Determine which pairs of vectors in Exercises \(15 - 18\) are orthogonal.

16. \({\bf{u}} = \left( {\begin{aligned}{12}\\3\\{ - 5}\end{aligned}} \right),\,\,{\bf{v}} = \left( {\begin{aligned}{2}\\{ - 3}\\3\end{aligned}} \right)\)

Short answer

The vectors \({\bf{u}}{\rm{ and }}{\bf{v}}\) are orthogonal to each other.

Step-by-step solution

Definition of orthogonal vectors

The two vectors \({\bf{u}}{\rm{ and }}{\bf{v}}\) are Orthogonal if \({\bf{u}} \cdot {\bf{v}} = 0\).
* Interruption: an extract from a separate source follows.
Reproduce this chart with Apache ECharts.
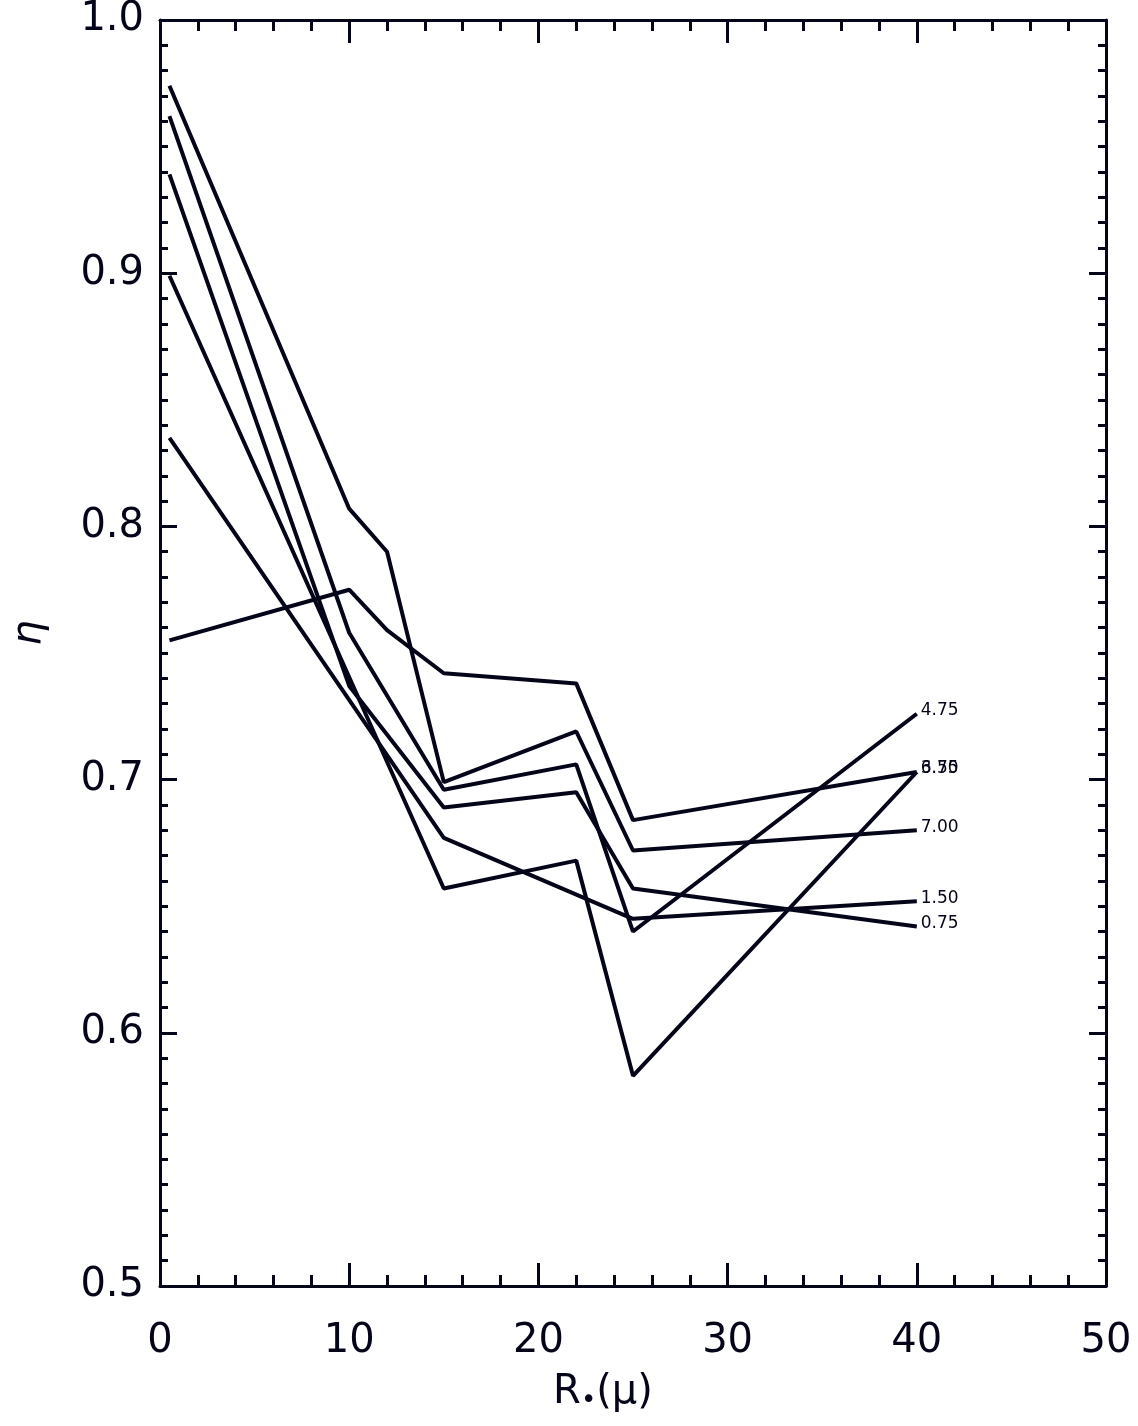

Checking Orthogonality for given vectors.

The given vectors are:

\({\bf{u}} = \left( {\begin{aligned}{*{20}{r}}{12}\\3\\{ - 5}\end{aligned}} \right),\,\,{\bf{v}} = \left( {\begin{aligned}{*{20}{r}}2\\{ - 3}\\3\end{aligned}} \right)\)
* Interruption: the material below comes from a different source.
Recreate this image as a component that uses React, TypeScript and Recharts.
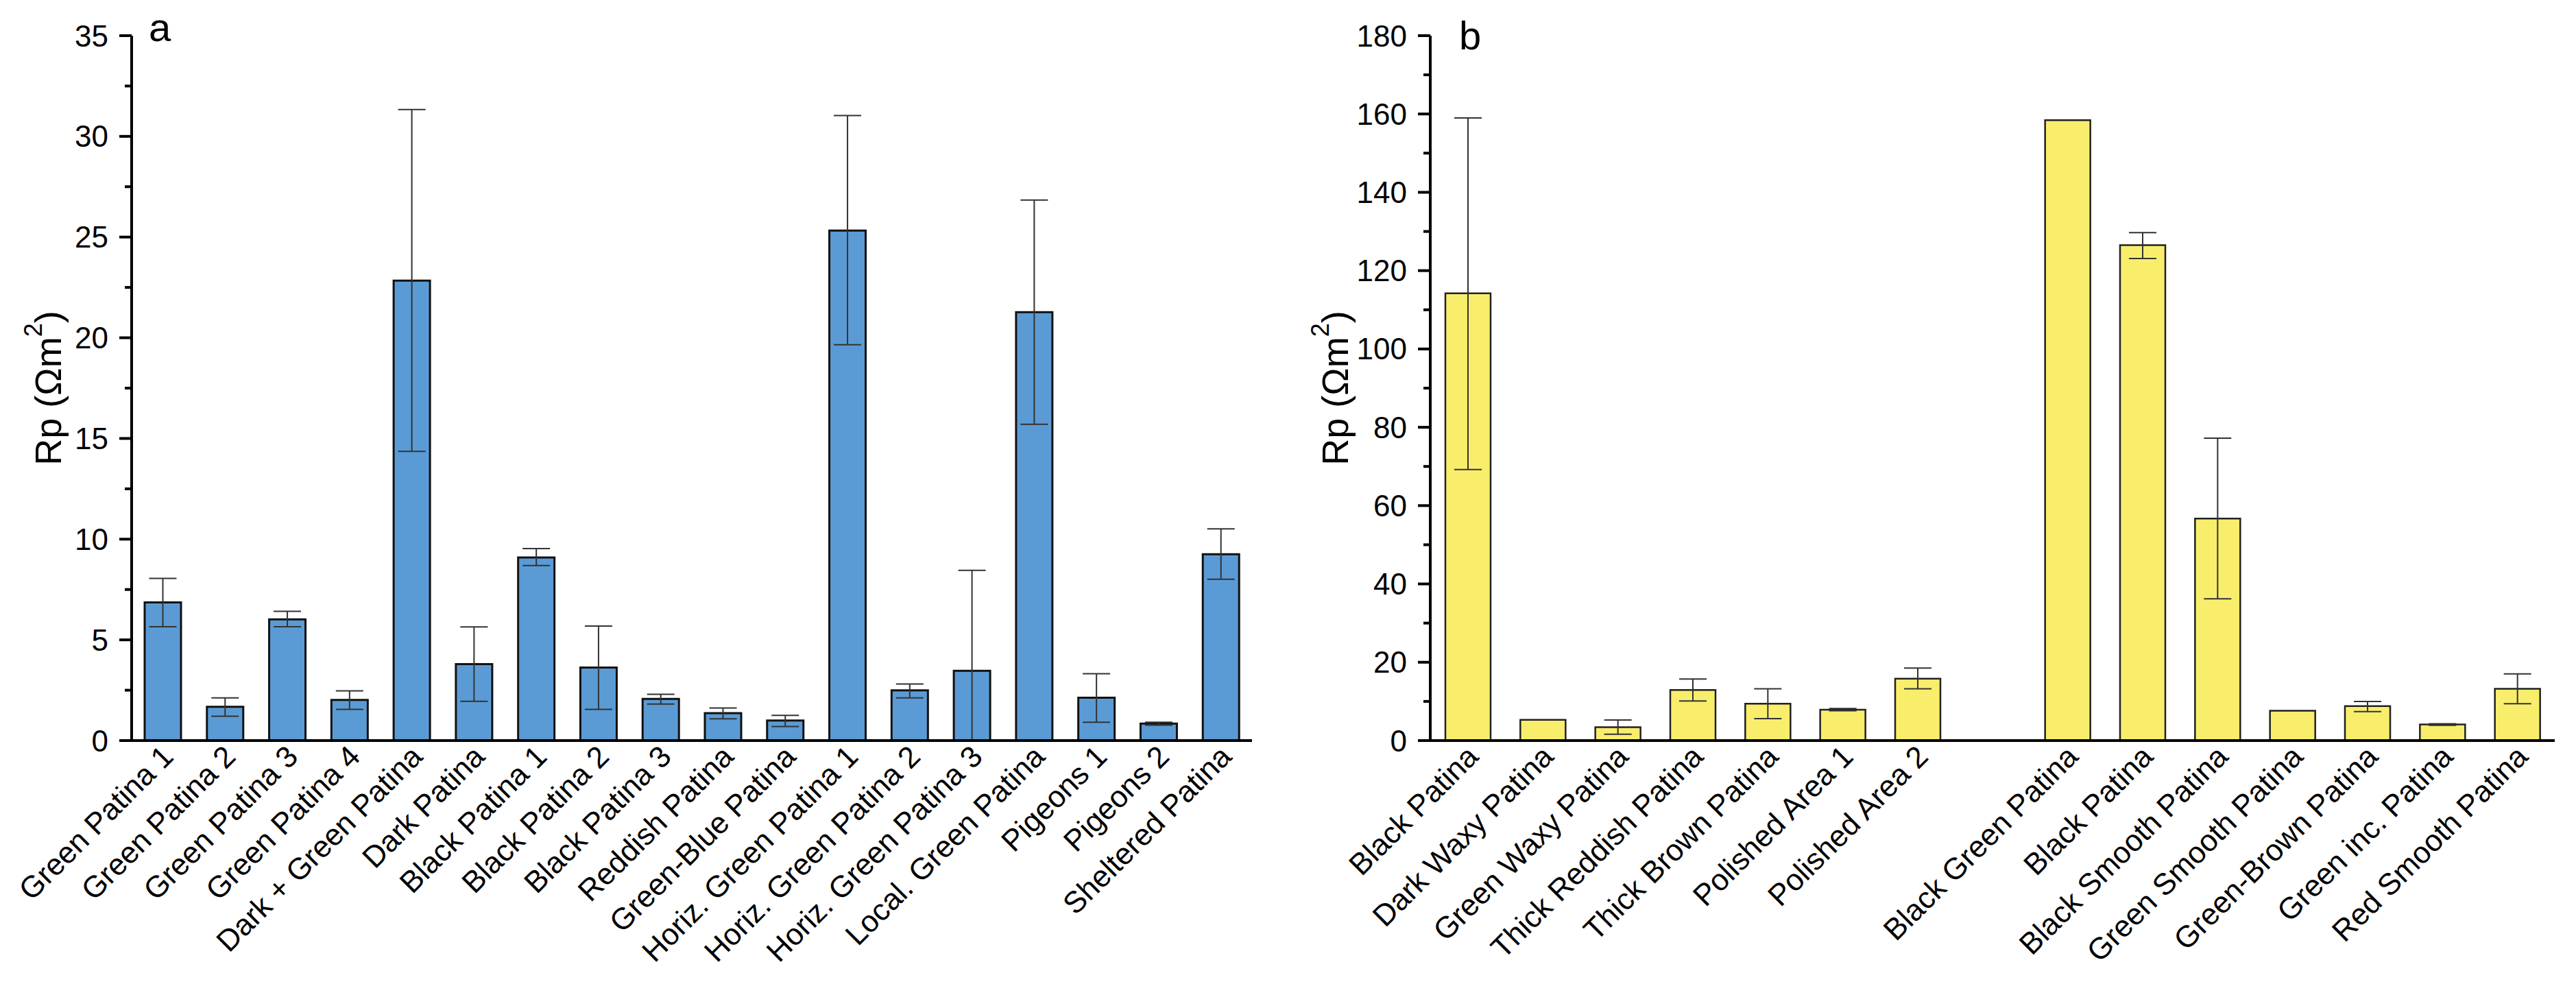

On having dot products, we get:

\(\begin{aligned}{c}{\bf{u}} \cdot {\bf{v}} &= \left( {\begin{aligned}{*{20}{r}}{12}\\3\\{ - 5}\end{aligned}} \right).\left( {\begin{aligned}{*{20}{r}}2\\{ - 3}\\3\end{aligned}} \right)\\ &= \left( {12} \right)\left( 2 \right) + \left( 3 \right)\left( { - 3} \right) + \left( { - 5} \right)\left( 3 \right)\\ &= 24 - 9 - 15\\ &= 0\end{aligned}\)

Since \({\bf{u}} \cdot {\bf{v}} = 0\).

Hence, the vectors \({\bf{u}}{\rm{ and }}{\bf{v}}\) are orthogonal to each other.